• _Exercise_
Start at the line containing "Give me the matplotlib source for this chart.", stop at the line containing "from matplotlib.ticker import MultipleLocator", and please reproduce every line in between, both ends included, without pictures.

• _Data to use_

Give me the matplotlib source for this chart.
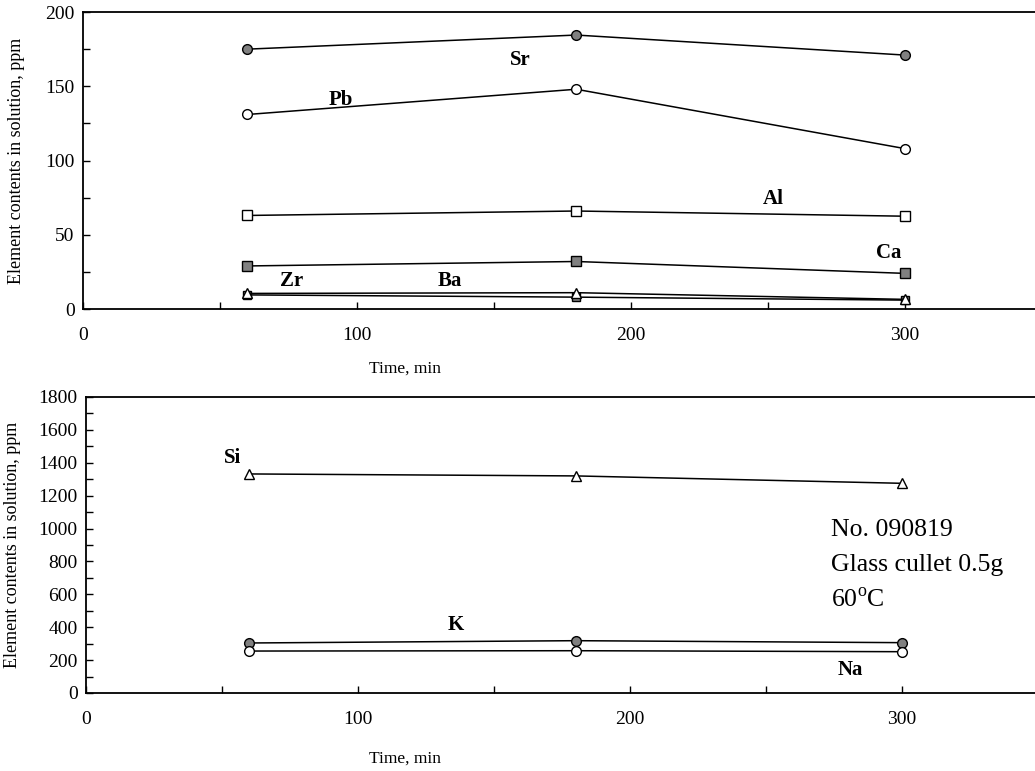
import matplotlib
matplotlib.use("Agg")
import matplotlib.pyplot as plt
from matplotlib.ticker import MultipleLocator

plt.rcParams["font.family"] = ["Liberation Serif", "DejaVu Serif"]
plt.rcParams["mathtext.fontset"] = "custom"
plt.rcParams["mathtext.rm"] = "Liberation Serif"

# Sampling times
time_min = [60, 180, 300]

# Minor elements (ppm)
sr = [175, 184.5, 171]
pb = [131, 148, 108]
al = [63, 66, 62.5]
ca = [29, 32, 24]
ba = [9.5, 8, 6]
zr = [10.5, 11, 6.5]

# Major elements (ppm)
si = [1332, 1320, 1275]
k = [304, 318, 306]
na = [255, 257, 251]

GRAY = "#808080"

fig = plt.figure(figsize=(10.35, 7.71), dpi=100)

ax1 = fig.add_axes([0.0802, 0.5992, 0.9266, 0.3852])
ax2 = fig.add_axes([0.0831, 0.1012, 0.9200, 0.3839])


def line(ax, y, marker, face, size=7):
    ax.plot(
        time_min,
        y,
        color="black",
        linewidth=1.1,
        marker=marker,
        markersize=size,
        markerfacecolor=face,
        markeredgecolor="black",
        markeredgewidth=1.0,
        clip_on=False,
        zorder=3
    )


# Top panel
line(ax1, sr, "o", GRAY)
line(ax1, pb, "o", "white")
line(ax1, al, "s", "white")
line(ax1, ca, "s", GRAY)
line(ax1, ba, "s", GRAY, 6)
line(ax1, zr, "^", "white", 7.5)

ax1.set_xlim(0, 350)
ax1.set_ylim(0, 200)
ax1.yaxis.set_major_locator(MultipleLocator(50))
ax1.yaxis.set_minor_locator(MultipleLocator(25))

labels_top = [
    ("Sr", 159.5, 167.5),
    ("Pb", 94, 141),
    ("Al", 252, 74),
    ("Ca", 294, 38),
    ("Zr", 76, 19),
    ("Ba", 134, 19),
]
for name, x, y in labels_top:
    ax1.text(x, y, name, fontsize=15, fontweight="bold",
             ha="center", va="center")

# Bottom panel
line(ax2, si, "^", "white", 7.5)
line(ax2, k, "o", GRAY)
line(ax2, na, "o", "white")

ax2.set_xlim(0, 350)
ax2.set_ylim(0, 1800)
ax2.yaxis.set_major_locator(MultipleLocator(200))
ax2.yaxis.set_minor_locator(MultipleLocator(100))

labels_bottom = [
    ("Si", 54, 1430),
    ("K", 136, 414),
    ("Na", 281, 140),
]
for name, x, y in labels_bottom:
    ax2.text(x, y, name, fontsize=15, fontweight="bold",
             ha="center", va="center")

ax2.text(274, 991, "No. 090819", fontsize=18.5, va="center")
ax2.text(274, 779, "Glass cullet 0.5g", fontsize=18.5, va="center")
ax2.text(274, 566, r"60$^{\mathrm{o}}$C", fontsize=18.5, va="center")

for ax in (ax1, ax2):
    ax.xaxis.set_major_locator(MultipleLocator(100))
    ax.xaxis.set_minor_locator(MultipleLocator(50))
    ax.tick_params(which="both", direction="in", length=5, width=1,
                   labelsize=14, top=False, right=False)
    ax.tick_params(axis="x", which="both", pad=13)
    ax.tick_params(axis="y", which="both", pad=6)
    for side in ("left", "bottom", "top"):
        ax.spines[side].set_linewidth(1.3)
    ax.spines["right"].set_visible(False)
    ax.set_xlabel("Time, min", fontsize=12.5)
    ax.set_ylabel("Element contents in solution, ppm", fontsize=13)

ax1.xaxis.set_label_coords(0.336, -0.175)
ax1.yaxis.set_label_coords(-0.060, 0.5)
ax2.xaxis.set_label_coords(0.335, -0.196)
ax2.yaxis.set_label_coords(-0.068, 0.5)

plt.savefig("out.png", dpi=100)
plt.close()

--

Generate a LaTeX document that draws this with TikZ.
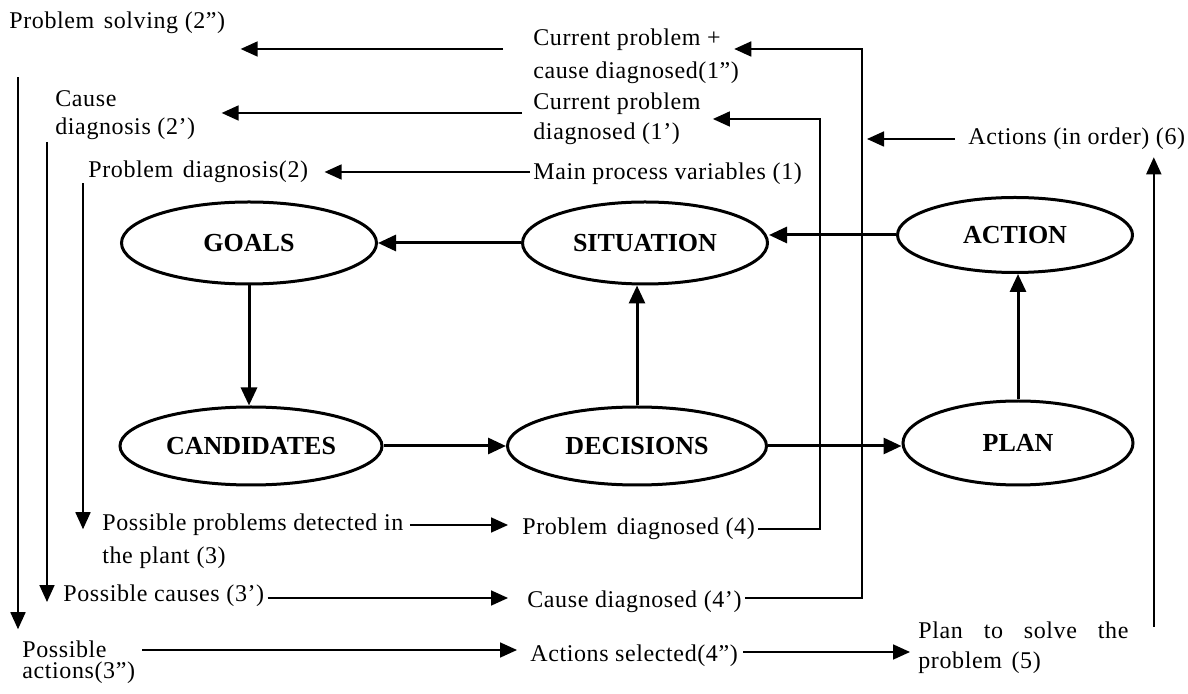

...

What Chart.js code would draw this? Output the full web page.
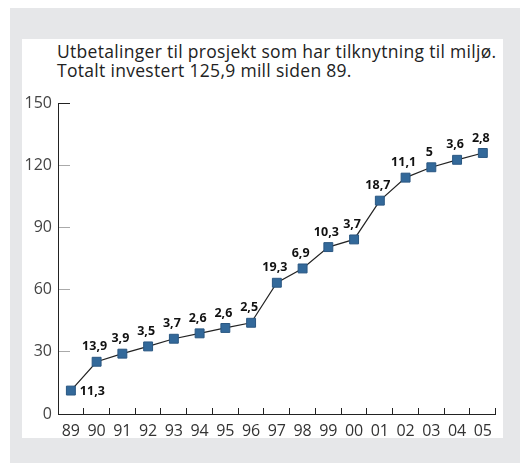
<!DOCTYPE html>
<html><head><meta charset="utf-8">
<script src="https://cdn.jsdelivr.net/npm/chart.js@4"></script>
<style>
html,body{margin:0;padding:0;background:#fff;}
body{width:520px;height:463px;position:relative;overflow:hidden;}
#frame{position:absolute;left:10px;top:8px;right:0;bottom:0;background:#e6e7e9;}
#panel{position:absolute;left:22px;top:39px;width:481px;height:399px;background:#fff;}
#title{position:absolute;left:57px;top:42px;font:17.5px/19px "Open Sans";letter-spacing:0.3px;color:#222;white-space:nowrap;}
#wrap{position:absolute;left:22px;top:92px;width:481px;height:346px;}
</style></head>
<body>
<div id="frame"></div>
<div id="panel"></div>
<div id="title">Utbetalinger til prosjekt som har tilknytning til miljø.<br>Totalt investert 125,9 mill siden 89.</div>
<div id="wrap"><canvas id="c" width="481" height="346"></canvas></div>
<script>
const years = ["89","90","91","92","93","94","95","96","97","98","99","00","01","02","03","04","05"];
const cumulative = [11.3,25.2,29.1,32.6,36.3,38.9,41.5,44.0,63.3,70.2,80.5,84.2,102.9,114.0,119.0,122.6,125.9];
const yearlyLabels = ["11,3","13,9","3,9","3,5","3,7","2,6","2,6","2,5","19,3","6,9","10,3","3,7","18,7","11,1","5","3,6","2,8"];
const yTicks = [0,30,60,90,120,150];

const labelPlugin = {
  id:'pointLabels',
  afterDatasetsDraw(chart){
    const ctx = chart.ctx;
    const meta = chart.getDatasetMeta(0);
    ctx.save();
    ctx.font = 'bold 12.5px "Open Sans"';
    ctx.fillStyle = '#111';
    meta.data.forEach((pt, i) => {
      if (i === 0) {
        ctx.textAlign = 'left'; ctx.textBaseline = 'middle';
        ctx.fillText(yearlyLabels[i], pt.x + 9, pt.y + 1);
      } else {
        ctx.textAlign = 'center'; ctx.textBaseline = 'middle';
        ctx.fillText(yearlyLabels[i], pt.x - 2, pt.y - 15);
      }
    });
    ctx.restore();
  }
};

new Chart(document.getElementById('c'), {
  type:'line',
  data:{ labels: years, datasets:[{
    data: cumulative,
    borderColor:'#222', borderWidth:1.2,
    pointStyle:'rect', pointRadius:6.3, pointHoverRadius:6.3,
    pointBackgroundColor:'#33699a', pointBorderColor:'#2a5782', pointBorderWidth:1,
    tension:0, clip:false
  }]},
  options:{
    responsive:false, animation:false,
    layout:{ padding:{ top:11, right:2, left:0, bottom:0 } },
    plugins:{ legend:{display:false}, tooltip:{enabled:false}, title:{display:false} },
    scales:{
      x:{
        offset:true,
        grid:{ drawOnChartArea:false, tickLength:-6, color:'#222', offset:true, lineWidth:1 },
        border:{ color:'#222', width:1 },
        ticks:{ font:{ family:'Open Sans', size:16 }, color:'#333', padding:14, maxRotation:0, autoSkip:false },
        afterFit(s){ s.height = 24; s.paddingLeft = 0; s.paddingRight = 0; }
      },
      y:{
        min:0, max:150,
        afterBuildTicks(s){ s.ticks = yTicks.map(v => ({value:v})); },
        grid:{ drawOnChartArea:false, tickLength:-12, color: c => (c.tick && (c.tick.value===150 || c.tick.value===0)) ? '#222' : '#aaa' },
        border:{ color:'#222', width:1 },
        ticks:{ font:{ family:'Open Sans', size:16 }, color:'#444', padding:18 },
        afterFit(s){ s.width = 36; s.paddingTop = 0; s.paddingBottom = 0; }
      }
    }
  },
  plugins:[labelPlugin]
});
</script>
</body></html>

• _Finished task_
Give me the matplotlib source for this chart.
import matplotlib
matplotlib.use("Agg")
import matplotlib.pyplot as plt
from matplotlib.ticker import MultipleLocator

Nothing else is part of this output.